Entries with chart source code>
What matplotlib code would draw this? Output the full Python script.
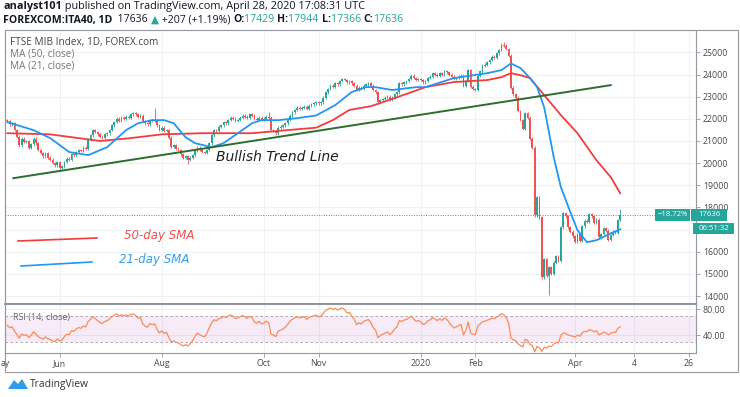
import numpy as np
import pandas as pd
import matplotlib
matplotlib.use("Agg")
import matplotlib.pyplot as plt
from matplotlib.patches import Rectangle, Polygon

plt.rcParams['font.family'] = ['Open Sans', 'DejaVu Sans']

# daily closes, FOREXCOM:ITA40, 2 May 2019 .. 28 Apr 2020
closes = [
    21900, 21750, 21800, 21500, 21200, 20800, 21100, 20950, 21000, 20700,
    20850, 21100, 20900, 20600, 20450, 20300, 20450, 20250, 20150, 20000,
    19900, 20050, 19800, 19850, 20050, 20200, 20150, 20400, 20350, 20500,
    20600, 20550, 20700, 20650, 21050, 21250, 21500, 21400, 21300, 21200,
    21150, 21300, 21350, 21500, 21700, 21850, 22000, 21900, 22050, 22000,
    22100, 22050, 22200, 22250, 22200, 22100, 22150, 21900, 21800, 21750,
    21950, 21900, 21950, 21700, 21500, 21600, 21450, 21500, 21150, 20750,
    20800, 20650, 20600, 20400, 20250, 20300, 20150, 20250, 20350, 20550,
    20700, 20600, 20500, 20450, 20600, 20900, 21250, 21500, 21450, 21650,
    21700, 21850, 21800, 21950, 22050, 22000, 21900, 21950, 22050, 22150,
    22100, 22050, 22200, 22150, 22000, 21950, 22050, 21950, 22000, 22100,
    22050, 21500, 21450, 21350, 21600, 21650, 21700, 21800, 21950, 22150,
    22300, 22400, 22500, 22450, 22500, 22550, 22450, 22600, 22650, 22700,
    22750, 22700, 22750, 22950, 23200, 23350, 23500, 23450, 23600, 23550,
    23700, 23800, 23750, 23650, 23700, 23600, 23500, 23300, 23400, 23350,
    23500, 23550, 23600, 23500, 23300, 23200, 22750, 22850, 22900, 22950,
    23000, 22850, 22950, 23100, 23200, 23600, 23550, 23650, 23700, 23800,
    23950, 23850, 23750, 23800, 23750, 23650, 23700, 23850, 23900, 24050,
    24000, 23950, 24050, 24000, 24150, 24100, 24000, 23900, 23800, 23850,
    23900, 23950, 23500, 23700, 24200, 23450, 23350, 23300, 23950, 24150,
    24400, 24450, 24550, 24650, 24800, 24750, 24950, 25100, 25350, 25300,
    25150, 24850, 23400, 23100, 22950, 22350, 21950, 21550, 22250, 22050,
    21100, 20700, 17650, 18450, 17550, 14850, 15650, 14900, 15300, 15000,
    15500, 15800, 15600, 17100, 17750, 17600, 17100, 16900, 16700, 16450,
    16800, 16500, 17150, 17400, 17350, 17700, 17600, 17300, 17450, 16650,
    16800, 17050, 16950, 16550, 16750, 16900, 16850, 17429, 17636,
]
first_open = 21950
wick_high = {62: 22500, 110: 22300, 209: 25480, 258: 17944}
wick_low = {22: 19650, 76: 19950, 228: 14050, 258: 17366}

# moving averages: (bar index, value)
ma50_idx = [0, 18, 39, 52, 65, 82, 103, 119, 130, 137, 144, 153, 158, 169, 176,
            188, 202, 208, 212, 216, 220, 226, 233, 240, 248, 254, 258]
ma50_val = [21350, 21300, 21000, 21130, 21300, 21350, 21350, 21500, 21600, 21940,
            22400, 22570, 22750, 23160, 23430, 23660, 23750, 23880, 24060, 23970,
            23840, 23070, 22170, 21350, 20130, 19370, 18640]
ma21_idx = [0, 11, 18, 26, 34, 42, 50, 55, 61, 66, 70, 75, 79, 86, 91, 97, 103,
            107, 114, 122, 130, 138, 145, 151, 155, 162, 172, 176, 188, 202, 208,
            212, 216, 220, 223, 226, 230, 233, 237, 240, 244, 248, 254, 258]
ma21_val = [21850, 21490, 21130, 20500, 20360, 20720, 21490, 21800, 21940, 21940,
            21800, 21170, 20900, 20720, 20900, 21350, 21800, 21940, 21940, 22030,
            22150, 22620, 23210, 23430, 23430, 23300, 23430, 23430, 23840, 24060,
            24200, 24500, 24290, 23840, 23430, 22520, 20270, 18920, 17790, 16970,
            16430, 16520, 16830, 17010]

trend_idx = [2.5, 254]
trend_val = [19320, 23520]

tick_dates = ['2019-05-01', '2019-06-03', '2019-08-01', '2019-10-01', '2019-11-01',
              '2020-01-01', '2020-02-03', '2020-04-01']
tick_names = ['ay', 'Jun', 'Aug', 'Oct', 'Nov', '2020', 'Feb', 'Apr']
future_ticks = [6, 29]          # bars after the last candle
future_names = ['4', '26']

price_ticks = list(range(14000, 26000, 1000))

GREEN = '#26a69a'
RED = '#ef5350'

n = len(closes)
dates = pd.bdate_range(end='2020-04-28', periods=n)
x = np.arange(n)
c = np.array(closes, float)
o = np.r_[first_open, c[:-1]]
hi = np.maximum(o, c) + 60
lo = np.minimum(o, c) - 60
for k, v in wick_high.items():
    hi[k] = v
for k, v in wick_low.items():
    lo[k] = v
up = c >= o
cols = np.where(up, GREEN, RED)

# RSI 14 (Wilder), neutral seed
d = np.diff(c, prepend=c[0])
g, l = 110.0, 90.0
rsi = []
for v in d:
    g = (g * 13 + max(v, 0)) / 14
    l = (l * 13 + max(-v, 0)) / 14
    rsi.append(100 - 100 / (1 + g / l))
rsi = np.array(rsi)

W, H = 740, 397
fig = plt.figure(figsize=(W / 100, H / 100), dpi=100)
fx = lambda px: px / W
fy = lambda py: 1 - py / H

ax = fig.add_axes([fx(5), fy(304), fx(696) - fx(5), fy(30) - fy(304)])
ar = fig.add_axes([fx(5), fy(353), fx(696) - fx(5), fy(304) - fy(353)], sharex=ax)

# candles
ax.vlines(x, lo, hi, colors=cols, lw=0.6, zorder=3)
body = np.maximum(np.abs(c - o), 30)
ax.bar(x, body, bottom=np.minimum(o, c), width=0.74, color=cols, lw=0, zorder=4)

ax.plot(ma50_idx, ma50_val, color='#f23c3c', lw=1.3, zorder=5)
ax.plot(ma21_idx, ma21_val, color='#2196f3', lw=1.3, zorder=5)
ax.plot(trend_idx, trend_val, color='#2c6e2f', lw=1.4, zorder=6)
ax.axhline(c[-1], color=GREEN, lw=0.7, ls=(0, (1, 1.5)), zorder=2)

ax.set_xlim(-0.4, 289.9)
ax.set_ylim(13640, 26010)

tpos = [int(dates.searchsorted(pd.Timestamp(t))) for t in tick_dates]
tpos[0] = -1.0
tpos += [n - 1 + f for f in future_ticks]
tnames = tick_names + future_names

for a in (ax, ar):
    a.set_xticks(tpos)
    a.grid(True, color='#eef1f6', lw=0.8, zorder=0)
    a.set_axisbelow(True)
    for s in a.spines.values():
        s.set_color('#9598a1')
        s.set_linewidth(0.8)
    a.yaxis.tick_right()
    a.tick_params(axis='y', length=3, width=0.6, color='#9598a1', labelsize=6.3,
                  labelcolor='#4a4a4a', pad=2)
ax.spines['top'].set_color('#d8dbe2')
ax.set_yticks(price_ticks)
# 17000 sits under the price tags, as in the snapshot
ax.set_yticklabels(['' if v == 17000 else str(v) for v in price_ticks])
ax.tick_params(axis='x', length=0, labelbottom=False)
ax.spines['bottom'].set_linewidth(1.2)
ax.spines['bottom'].set_color('#787b86')

# RSI panel
ar.axhspan(30, 70, color='#9c27b0', alpha=0.09, lw=0, zorder=1)
ar.axhline(70, color='#a59aa8', lw=0.6, ls=(0, (3, 3)), zorder=2)
ar.axhline(30, color='#a59aa8', lw=0.6, ls=(0, (3, 3)), zorder=2)
ar.plot(x, rsi, color='#fb8c54', lw=0.9, zorder=3)
ar.set_ylim(13.1, 87.7)
ar.set_yticks([40, 80])
ar.set_yticklabels(['40.00', '80.00'])
ar.set_xticklabels(tnames)
ar.tick_params(axis='x', length=3, width=0.6, color='#9598a1', labelsize=6.3,
               labelcolor='#4a4a4a', pad=1.5)
ar.text(0.012, 0.72, 'RSI (14, close)', transform=ar.transAxes, fontsize=6.5,
        color='#666666', va='center')

# outer frame
fig.patches.append(Rectangle((fx(5), fy(372)), fx(738) - fx(5), fy(30) - fy(372),
                             transform=fig.transFigure, fill=False, ec='#9598a1', lw=0.8))

# header
rend = fig.canvas.get_renderer()


def runs(px, py, parts, size):
    xx = fx(px)
    for txt, col, wt in parts:
        t = fig.text(xx, fy(py), txt, color=col, fontsize=size, fontweight=wt,
                     va='center', ha='left')
        xx += t.get_window_extent(rend).width / W


runs(3, 7, [('analyst101', '#131722', 'bold'),
            (' published on TradingView.com, April 28, 2020 17:08:31 UTC', '#131722', 'normal')], 7.8)
runs(3, 20, [('FOREXCOM:ITA40, 1D', '#131722', 'bold'),
             ('  17636 ', '#131722', 'normal'), ('▲', GREEN, 'normal'),
             (' +207 (+1.19%) ', '#131722', 'normal'),
             ('O:', '#131722', 'bold'), ('17429 ', GREEN, 'normal'),
             ('H:', '#131722', 'bold'), ('17944 ', GREEN, 'normal'),
             ('L:', '#131722', 'bold'), ('17366 ', GREEN, 'normal'),
             ('C:', '#131722', 'bold'), ('17636', GREEN, 'normal')], 7.6)

fig.text(fx(10), fy(42), 'FTSE MIB Index, 1D, FOREX.com', fontsize=7.2, color='#444444', va='center')
fig.text(fx(10), fy(54), 'MA (50, close)', fontsize=7.2, color='#777777', va='center')
fig.text(fx(10), fy(66), 'MA (21, close)', fontsize=7.2, color='#777777', va='center')

# drawings
fig.text(fx(216), fy(157), 'Bullish Trend Line', fontsize=10, style='italic',
         color='#1e1e1e', va='center', family='DejaVu Sans')
fig.lines.append(plt.Line2D([fx(18), fx(97)], [fy(241), fy(238)], color='#f23c3c', lw=1.2,
                            transform=fig.transFigure))
fig.lines.append(plt.Line2D([fx(21), fx(92)], [fy(266), fy(262)], color='#2196f3', lw=1.2,
                            transform=fig.transFigure))
fig.text(fx(124), fy(236), '50-day SMA', fontsize=8.5, style='italic', color='#f05050',
         va='center', family='DejaVu Sans')
fig.text(fx(119), fy(259), '21-day SMA', fontsize=8.5, style='italic', color='#2f9ff0',
         va='center', family='DejaVu Sans')

# price tags
for (x0, x1, y0, y1, txt) in [(655, 690, 209, 221, '\u221218.72%'),
                              (691, 727, 209, 221, '17636'),
                              (693, 734, 222.5, 234, '06:51:32')]:
    fig.patches.append(Rectangle((fx(x0), fy(y1)), fx(x1) - fx(x0), fy(y0) - fy(y1),
                                 transform=fig.transFigure, color=GREEN, lw=0))
    fig.text(fx((x0 + x1) / 2), fy((y0 + y1) / 2), txt, fontsize=5.6, color='white',
             ha='center', va='center')

# footer logo
fig.patches.append(Polygon([[fx(8), fy(389)], [fx(14), fy(380)], [fx(18), fy(384)],
                            [fx(22), fy(379)], [fx(28), fy(389)]],
                           closed=True, transform=fig.transFigure, color='#2f9bea', lw=0))
fig.text(fx(30), fy(385), 'TradingView', fontsize=7.4, color='#333333', va='center')

fig.savefig('out.png', dpi=100)
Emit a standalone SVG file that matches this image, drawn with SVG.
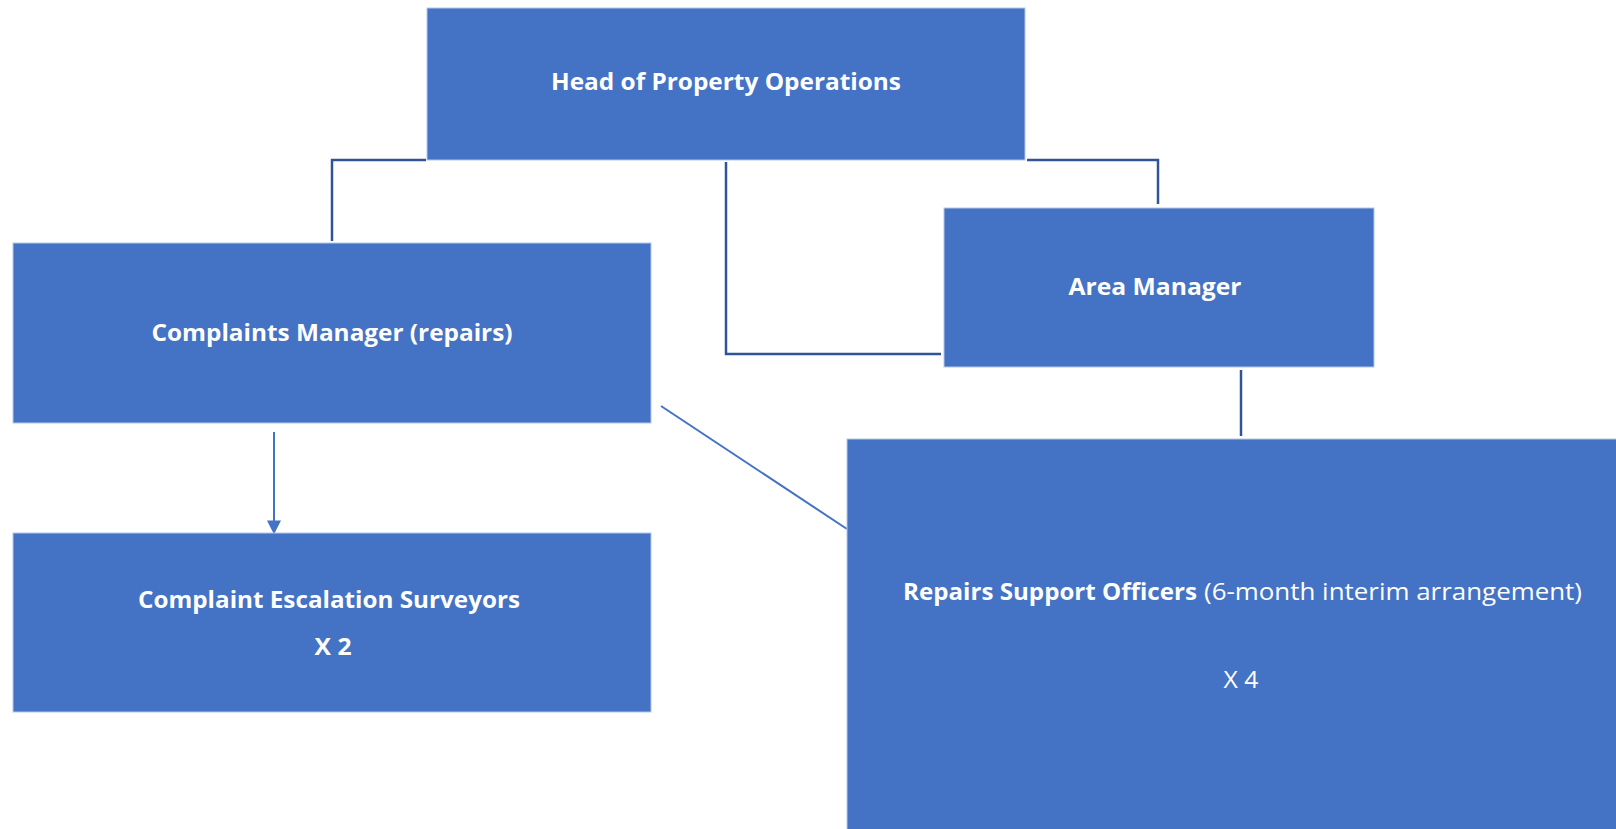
<svg xmlns="http://www.w3.org/2000/svg" width="1616" height="829" viewBox="0 0 1616 829">
<style>
.box{fill:#4472C4;stroke:#B4C7E7;stroke-width:1}
.t{font-family:"Open Sans","Liberation Sans",sans-serif;font-size:24px;fill:#FFFFFF;text-anchor:middle}
.b{font-weight:bold}
.elbow{fill:none;stroke:#2F5597;stroke-width:2.5}
.line{fill:none;stroke:#4472C4;stroke-width:2}
</style>
<defs>
<marker id="arr" viewBox="0 0 10 10" refX="9" refY="5" markerWidth="7" markerHeight="7" orient="auto">
<path d="M0,0 L10,5 L0,10 z" fill="#4472C4"/>
</marker>
</defs>
<rect width="1616" height="829" fill="#FFFFFF"/>
<g id="connectors">
<path class="elbow" d="M426,160 H332 V241"/>
<path class="elbow" d="M726,162 V354 H941"/>
<path class="elbow" d="M1027,160 H1158 V204"/>
<path class="elbow" d="M1241,370 V436"/>
<path class="line" d="M661,406 L847,529"/>
<path class="line" d="M274,432 V533" marker-end="url(#arr)"/>
</g>
<g id="head">
<rect class="box" x="427" y="8" width="598" height="152"/>
<text class="t b" x="726" y="90" textLength="350" lengthAdjust="spacingAndGlyphs">Head of Property Operations</text>
</g>
<g id="complaints-manager">
<rect class="box" x="13" y="243" width="638" height="180"/>
<text class="t b" x="332" y="341" textLength="361" lengthAdjust="spacingAndGlyphs">Complaints Manager (repairs)</text>
</g>
<g id="area-manager">
<rect class="box" x="944" y="208" width="430" height="159"/>
<text class="t b" x="1155" y="295" textLength="173" lengthAdjust="spacingAndGlyphs">Area Manager</text>
</g>
<g id="escalation-surveyors">
<rect class="box" x="13" y="533" width="638" height="179"/>
<text class="t b" x="329" y="608" textLength="382" lengthAdjust="spacingAndGlyphs">Complaint Escalation Surveyors</text>
<text class="t b" x="333" y="655" textLength="37" lengthAdjust="spacingAndGlyphs">X 2</text>
</g>
<g id="repairs-support">
<rect class="box" x="847" y="439" width="780" height="400"/>
<text class="t b" x="1050" y="600" textLength="294" lengthAdjust="spacingAndGlyphs">Repairs Support Officers</text>
<text class="t" x="1393" y="600" textLength="378" lengthAdjust="spacingAndGlyphs">(6-month interim arrangement)</text>
<text class="t" x="1241" y="688" textLength="35" lengthAdjust="spacingAndGlyphs">X 4</text>
</g>
</svg>
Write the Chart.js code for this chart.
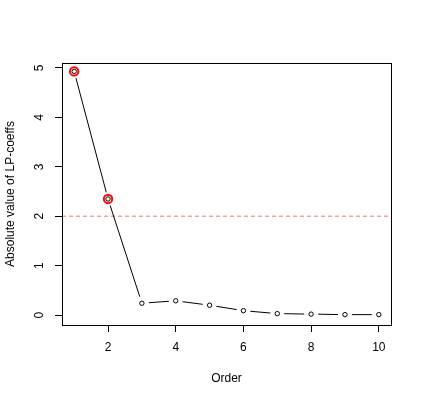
<!DOCTYPE html>
<html>
<head>
<meta charset="utf-8">
<script src="https://cdn.jsdelivr.net/npm/chart.js@4/dist/chart.umd.min.js"></script>
<style>
  html, body { margin: 0; padding: 0; background: #fff; }
  #wrap { width: 423px; height: 403px; position: relative; }
</style>
</head>
<body>
<div id="wrap"><canvas id="c" width="423" height="403"></canvas></div>
<script>
// ---- data ----
const orders = [1, 2, 3, 4, 5, 6, 7, 8, 9, 10];
const absCoeffs = [4.93, 2.35, 0.24, 0.29, 0.20, 0.09, 0.03, 0.02, 0.01, 0.01];
const highlighted = [1, 2];          // orders flagged in red
const threshold = 2;
const xTicks = [2, 4, 6, 8, 10];
const yTicks = [0, 1, 2, 3, 4, 5];
const xRange = [0.64, 10.36];
const yRange = [-0.2, 5.1];
const xTitle = 'Order';
const yTitle = 'Absolute value of LP-coeffs';

const pts = orders.map((o, i) => ({ x: o, y: absCoeffs[i] }));
const hiPts = pts.filter(p => highlighted.includes(p.x));
const hLine = [{ x: xRange[0], y: threshold }, { x: xRange[1], y: threshold }];

const FONT = { family: 'Liberation Sans, Arial, sans-serif', size: 12 };

const boxPlugin = {
  id: 'rbox',
  afterDraw(chart) {
    const ctx = chart.ctx, a = chart.chartArea;
    const ys = chart.scales.y;
    ctx.save();
    ctx.strokeStyle = '#000';
    ctx.lineWidth = 1;
    ctx.strokeRect(Math.round(a.left) + 0.5, Math.round(a.top) + 0.5,
                   Math.round(a.right - a.left), Math.round(a.bottom - a.top));
    ctx.fillStyle = '#000';
    ctx.font = FONT.size + 'px ' + FONT.family;
    ctx.textAlign = 'center';
    ctx.textBaseline = 'middle';
    yTicks.forEach(v => {
      const py = ys.getPixelForValue(v);
      ctx.save();
      ctx.translate(a.left - 22.5, py);
      ctx.rotate(-Math.PI / 2);
      ctx.fillText(String(v), 0, 0);
      ctx.restore();
    });
    ctx.restore();
  }
};

new Chart(document.getElementById('c'), {
  type: 'line',
  data: {
    datasets: [
      { // red highlight circles (top)
        data: hiPts, showLine: false,
        pointRadius: 4.2, pointBorderWidth: 2,
        pointBorderColor: '#ff0000', pointBackgroundColor: 'rgba(0,0,0,0)'
      },
      { // open black circles
        data: pts, showLine: false,
        pointRadius: 2.2, pointBorderWidth: 1,
        pointBorderColor: '#000', pointBackgroundColor: 'rgba(0,0,0,0)'
      },
      { // white gaps around points (type="b")
        data: pts, showLine: false,
        pointRadius: 7, pointBorderWidth: 0,
        pointBorderColor: '#fff', pointBackgroundColor: '#fff'
      },
      { // connecting line
        data: pts, borderColor: '#000', borderWidth: 1,
        pointRadius: 0, tension: 0, fill: false
      },
      { // threshold line
        data: hLine, borderColor: 'rgba(225,70,70,0.5)', borderWidth: 1.3,
        borderDash: [4, 3], pointRadius: 0, fill: false
      }
    ]
  },
  options: {
    responsive: false,
    animation: false,
    events: [],
    layout: { padding: { left: 0, top: 63, right: 32, bottom: 0 } },
    plugins: { legend: { display: false }, tooltip: { enabled: false } },
    scales: {
      x: {
        type: 'linear', position: 'bottom',
        min: xRange[0], max: xRange[1],
        afterBuildTicks: s => { s.ticks = xTicks.map(v => ({ value: v })); },
        afterFit: s => { s.height = 78; },
        grid: { drawOnChartArea: false, drawTicks: true, tickLength: 7, color: '#000', lineWidth: 1 },
        border: { display: false },
        ticks: { color: '#000', font: FONT, padding: 8, maxRotation: 0, autoSkip: false },
        title: { display: true, text: xTitle, color: '#000', font: FONT, padding: { top: 0, bottom: 17 } }
      },
      y: {
        type: 'linear', position: 'left',
        min: yRange[0], max: yRange[1],
        afterBuildTicks: s => { s.ticks = yTicks.map(v => ({ value: v })); },
        afterFit: s => { s.width = 62; },
        grid: { drawOnChartArea: false, drawTicks: true, tickLength: 7, color: '#000', lineWidth: 1 },
        border: { display: false },
        ticks: { display: false },
        title: { display: true, text: yTitle, color: '#000', font: FONT, padding: { top: 3, bottom: 0 } }
      }
    }
  },
  plugins: [boxPlugin]
});
</script>
</body>
</html>
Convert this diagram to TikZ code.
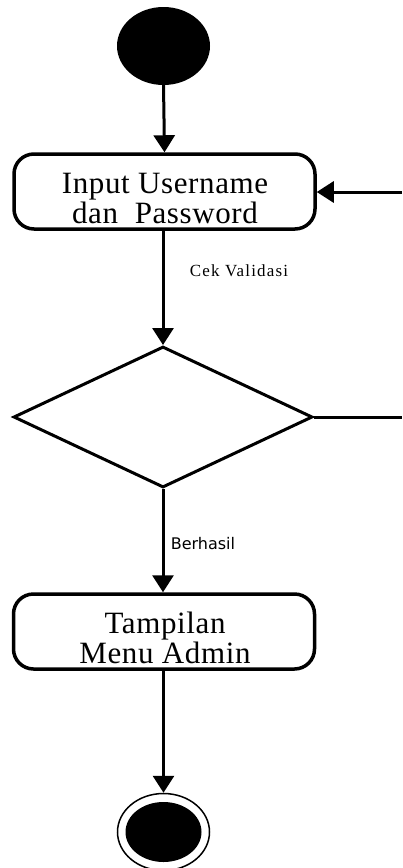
\documentclass[tikz,border=0pt]{standalone}
\usepackage{fontspec}
\setmainfont{Liberation Serif}
\newfontfamily\lblsans{DejaVu Sans}
\newfontfamily\spacedserif[LetterSpace=7]{Liberation Serif}
\newfontfamily\boxserif[LetterSpace=2]{Liberation Serif}
\usetikzlibrary{shapes.geometric,arrows.meta}
\begin{document}
\begin{tikzpicture}[x=1pt,y=-1pt,
  actbox/.style={draw,line width=3.5pt,rounded corners=20pt,minimum width=301pt,minimum height=75pt,inner sep=0pt},
  boxtext/.style={inner sep=0pt,align=center,font=\boxserif\fontsize{31}{30}\selectfont},
  decbox/.style={draw,diamond,line width=3pt,minimum width=299pt,minimum height=141pt,inner sep=0pt,shape aspect=2.1},
  flow/.style={line width=3pt,-{Triangle[length=17pt,width=21pt]}},
  plainline/.style={line width=3pt}]
\useasboundingbox (0,0) rectangle (402,868);
\node[ellipse,fill=black,minimum width=93pt,minimum height=78pt,inner sep=0pt] (start) at (163.5,46) {};
\node[actbox] (input) at (164.5,191.5) {};
\node[boxtext] (inputtxt) at (165,198) {Input Username\\dan\ \ Password};
\node[decbox] (cek) at (163,417) {};
\node[actbox] (menu) at (164,631.5) {};
\node[boxtext] (menutxt) at (165,638) {Tampilan\\Menu Admin};
\node[ellipse,draw,line width=1.5pt,minimum width=92pt,minimum height=77pt,inner sep=0pt] (endo) at (163.5,832) {};
\node[ellipse,fill=black,minimum width=76pt,minimum height=60pt,inner sep=0pt] (endi) at (163.5,832) {};
\coordinate (backin) at (402,192);
\coordinate (backout) at (402,417);
\draw[flow] (start.south) -- (input.north);
\draw[flow] (input.south -| cek.north) -- node[right,xshift=22pt,yshift=17pt,font=\spacedserif\fontsize{17}{17}\selectfont]{Cek Validasi} (cek.north);
\draw[flow] (cek.south) -- node[right,xshift=3pt,yshift=-3pt,font=\lblsans\fontsize{16}{16}\selectfont]{Berhasil} (menu.north -| cek.south);
\draw[flow] (menu.south -| endo.north) -- (endo.north);
\draw[flow] (backin) -- (input.east |- backin);
\draw[plainline] (cek.east) -- (backout);
\end{tikzpicture}
\end{document}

DIRECTIONS> Find the string "this" in the records, then copy each line where it occurs.

FINISHED TASK>
What matplotlib code would draw this? Output the full Python script.
Emit a standalone SVG file that matches this image, drawn with SVG.
Write the Chart.js code for this chart.
Convert this diagram to TikZ code.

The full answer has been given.